Gonna get briefer and briefer ... if you've read this far, you know the method, if what I'm claiming doesn't sound right, check Acclaimed Music.
The Beach Boys: Sixties icons. Best album, Pet Sounds, is #2 on the all-time album list at Acclaimed Music. By the early 70s, their prime had clearly passed. Brian Wilson, the guiding light behind the band, was 24 when the band made Pet Sounds.
The Beatles: This one is easy. The consensus pick for greatest band ever. When they broke up, the oldest guy in the band (Ringo) was 30 years old. Despite many great albums, none of the group's solo efforts ever topped what they'd done as Beatles.
The Drifters: Defeated the "theory" a bit by a nice bit of trickery, in that they changed most of the members of the group in mid-career. Whatever ... their peak lasted until 1964, at which time their lead singer of the moment, Johnny Moore, was 30 years old.

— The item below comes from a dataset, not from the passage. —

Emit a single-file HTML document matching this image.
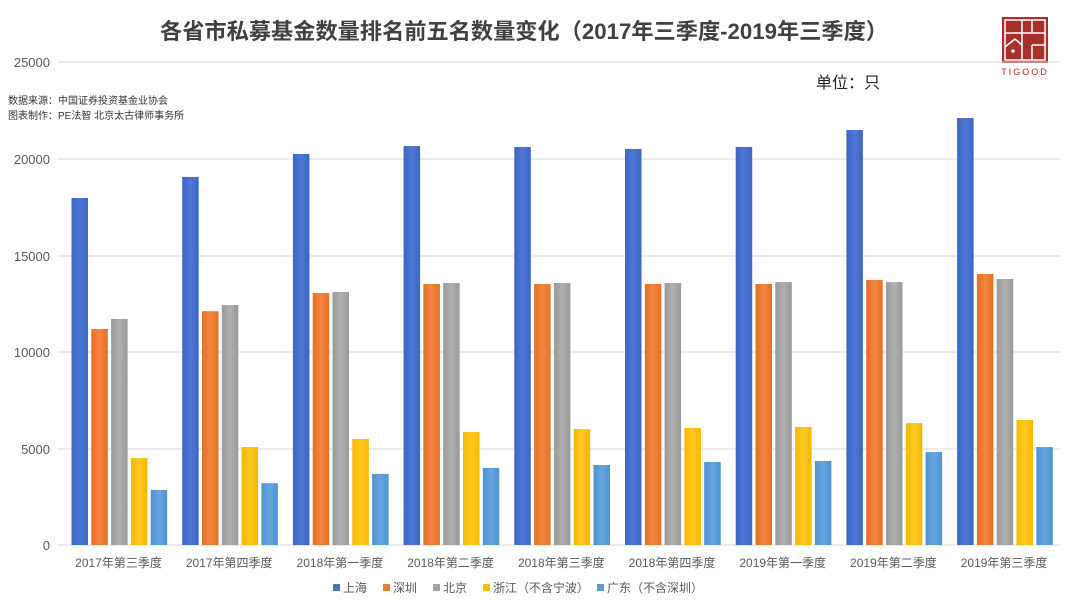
<!DOCTYPE html>
<html><head><meta charset="utf-8"><style>
body{margin:0;background:#fff;}
svg text{font-family:"Liberation Sans","Noto Sans CJK SC",sans-serif;}
</style></head><body>
<svg width="1080" height="608" viewBox="0 0 1080 608" xmlns="http://www.w3.org/2000/svg">
<defs>
<linearGradient id="gb" x1="0" x2="1"><stop offset="0" stop-color="#3d64c2"/><stop offset="0.5" stop-color="#4d78d6"/><stop offset="1" stop-color="#3d64c2"/></linearGradient>
<linearGradient id="go" x1="0" x2="1"><stop offset="0" stop-color="#e56f25"/><stop offset="0.5" stop-color="#f38640"/><stop offset="1" stop-color="#e56f25"/></linearGradient>
<linearGradient id="gg" x1="0" x2="1"><stop offset="0" stop-color="#999"/><stop offset="0.5" stop-color="#b0b0b0"/><stop offset="1" stop-color="#999"/></linearGradient>
<linearGradient id="gy" x1="0" x2="1"><stop offset="0" stop-color="#f5b800"/><stop offset="0.5" stop-color="#ffc824"/><stop offset="1" stop-color="#f5b800"/></linearGradient>
<linearGradient id="gl" x1="0" x2="1"><stop offset="0" stop-color="#4f92d2"/><stop offset="0.5" stop-color="#66a5e0"/><stop offset="1" stop-color="#4f92d2"/></linearGradient>
</defs>
<text x="524" y="39" font-size="22" font-weight="bold" fill="#404040" text-anchor="middle" textLength="728" lengthAdjust="spacingAndGlyphs">各省市私募基金数量排名前五名数量变化（2017年三季度-2019年三季度）</text>
<g transform="translate(1002,17)">
<rect x="0" y="0" width="46" height="46" fill="#a8302a"/>
<rect x="3" y="3" width="40" height="40" fill="none" stroke="#fff" stroke-width="1.5"/>
<path d="M3 16H20V3M20 16V28M20 16H43M30 3V16M30 28H43M3 30L13 22L20 28V43M30 28V43" stroke="#fff" stroke-width="1.5" fill="none"/>
<circle cx="11" cy="34" r="1.8" fill="#fff"/>
<text x="23" y="58" font-size="9" fill="#a8302a" text-anchor="middle" letter-spacing="2">TIGOOD</text>
</g>
<g stroke="#d9d9d9" stroke-width="1">
<line x1="58" y1="62" x2="1060" y2="62"/><line x1="58" y1="159" x2="1060" y2="159"/><line x1="58" y1="256" x2="1060" y2="256"/><line x1="58" y1="352" x2="1060" y2="352"/><line x1="58" y1="449" x2="1060" y2="449"/><line x1="58" y1="545" x2="1060" y2="545"/>
</g>
<g font-size="13" fill="#595959" text-anchor="end">
<text x="50" y="67">25000</text><text x="50" y="164">20000</text><text x="50" y="261">15000</text><text x="50" y="357">10000</text><text x="50" y="454">5000</text><text x="50" y="550">0</text>
</g>
<text x="8" y="104" font-size="10" fill="#333">数据来源：中国证券投资基金业协会</text>
<text x="8" y="119" font-size="10" fill="#333">图表制作：PE法智 北京太古律师事务所</text>
<text x="816" y="88" font-size="16" fill="#222">单位：只</text>
<g id="bars"></g>
<g font-size="12" fill="#595959" text-anchor="middle" id="xl"></g>
<g font-size="12" fill="#595959">
<rect x="333" y="584" width="7" height="7" fill="#4472c4"/><text x="343" y="592">上海</text>
<rect x="383" y="584" width="7" height="7" fill="#ed7d31"/><text x="393" y="592">深圳</text>
<rect x="433" y="584" width="7" height="7" fill="#a5a5a5"/><text x="443" y="592">北京</text>
<rect x="483" y="584" width="7" height="7" fill="#ffc000"/><text x="493" y="592">浙江（不含宁波）</text>
<rect x="597" y="584" width="7" height="7" fill="#5b9bd5"/><text x="607" y="592">广东（不含深圳）</text>
</g>
</svg>
<script>
var d=[[17960,11180,11700,4500,2850],[19050,12100,12420,5070,3200],[20240,13040,13100,5490,3680],[20650,13510,13560,5850,3990],[20600,13510,13560,6000,4140],[20500,13510,13560,6060,4300],[20600,13510,13610,6110,4350],[21480,13720,13610,6310,4810],[22100,14030,13770,6470,5070]];
var labs=["2017年第三季度","2017年第四季度","2018年第一季度","2018年第二季度","2018年第三季度","2018年第四季度","2019年第一季度","2019年第二季度","2019年第三季度"];
var f=["gb","go","gg","gy","gl"],ns="http://www.w3.org/2000/svg",g=document.getElementById("bars"),xl=document.getElementById("xl");
for(var i=0;i<9;i++){var x0=71.5+i*110.7;for(var j=0;j<5;j++){var h=d[i][j]*0.01932;var r=document.createElementNS(ns,"rect");r.setAttribute("x",x0+j*19.8);r.setAttribute("y",545-h);r.setAttribute("width",16.5);r.setAttribute("height",h);r.setAttribute("fill","url(#"+f[j]+")");g.appendChild(r);}
var t=document.createElementNS(ns,"text");t.setAttribute("x",x0+47);t.setAttribute("y",567);t.textContent=labs[i];xl.appendChild(t);}
</script>
</body></html>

Bob Dylan: Because Dylan's had a resurgence (Time Out of Mind and Love and Theft were released when he was 56 and 60 years old), because he's had previous "comebacks," most notably in the mid-70s, because he still matters so much in his 60s, for all of these reasons and more, Bob Dylan is often mentioned to me as a guy who "proves" me wrong. But in fact, he's the boilerplate for my theory: early peak followed by gradual decline, with occasional resurfacing. Bob Dylan's first nine albums were all fine-to-classic, influential, timeless, the best that literate rock and roll has to offer. By the time he recorded Nashville Skyline, he was 28 years old. Bob Dylan was at his peak in his 20s. He then made some complete crap (I'm sorry, revisionists who try to rescue Self Portrait are deaf) and some average-at-best albums, then revived himself in the mid-70s, especially with Blood on the Tracks, made when he was 34. The 25 years after Desire were mostly of little interest, although occasionally he'd put out an album that was as good as New Morning. As noted, he's made a couple of excellent albums in the last few years. That does not constitute the peak of his career, which was clearly the 60s, not when he was 60.
The Supremes: Part of your opinion here will rest on what you think of Diana Ross's solo career. The Supremes are not my favorite Motown act, and Diana Ross mostly leaves me cold. In any event, the Supremes peak was in the 60s, Ross left the group when she was in her mid-20s, and after "Upside Down" and "I'm Coming Out" when she was 36, Ross made precious little good music.
That's five more artists, four of whom clearly fit the "early peak, then decline" pattern, one of whom, Bob Dylan, also fits but admittedly retains the ability to make great music into his 60s. I'm up to, what, 30 Hall of Famers, and I still see no evidence that rock and rollers get better decade after decade.